Lead levels 23 times higher than federal limit found in Chicago school for disabled
Chicago’s aldermen called for public hearings in a resolution submitted to City Hall on Monday. Alderman Christopher Taliaferro, the main sponsor of the resolution, said he wants answers as to how this happened, what Chicago Public Schools is doing to correct it and how the district intends to keep it from happening again.
“In 2016, it is outrageous that we must face the risk of putting our children in harm’s way by sending them to school,” Taliaferro said, according to DNAinfo Chicago. “We know how to get rid of lead…so that it is present in our schools must be unacceptable to us.”
Testing results show that a classroom sink at the Blair Early Childhood Center, which serves children ages 3 to 6 years old, had lead levels of 357 parts per billion in one class room sink, soaring past the federal standard of 15 ppb.
Water tested at Blaine Public School had some level of lead in it, but only two sources were dispensing water that exceeded the federal standards. A sink at Beasley contained 965 ppb of lead, and a water fountain had 65 ppb.
Chicago Public Schools began testing the water for lead in April and began releasing test results on Friday. They’ve tested 156 of 324 buildings with pre-kindergarten programs and that were constructed prior to 1986 so far. Nineteen out of 65 schools tested positive for lead.

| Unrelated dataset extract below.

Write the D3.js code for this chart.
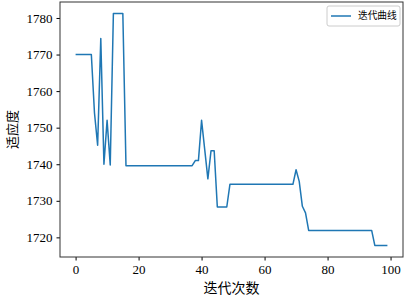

"Given heightened awareness nationally about lead exposure for children and to provide parents with timely information, Chicago Public Schools is taking proactive steps to ensure that our children's drinking water is safe across all schools by testing every school in the district," district spokesman Michael Passman said in a statement.
Drinkable water fixtures at Reilly Elementary have been shut down, with water now available in coolers, according to AP. A school official told the news agency the building is being retested due to “possible extenuating circumstances that could have compromised the testing accuracy.”
Chicago Public Schools said the water supply of the school “might have been off in the days before the initial samples were taken, which could have a significant impact on results,” but testing the water after pre-flushing, in which lead is cleared from plumbing beforehand to show lower readings, was a method highlighted by The Guardian when it found that water departments in at least 33 cities across 17 states were found to have “cheated” for over a decade to conceal dangerous levels of lead.
In an interview with RT, Virginia Tech University Professor Marc Edwards said, “We have a 25-year-old law that protects people from lead in the drinking water, and unfortunately that law has been broken routinely around the country.”
It was Edwards’ analysis that revealed the crisis of lead contamination in Flint, Michigan’s water.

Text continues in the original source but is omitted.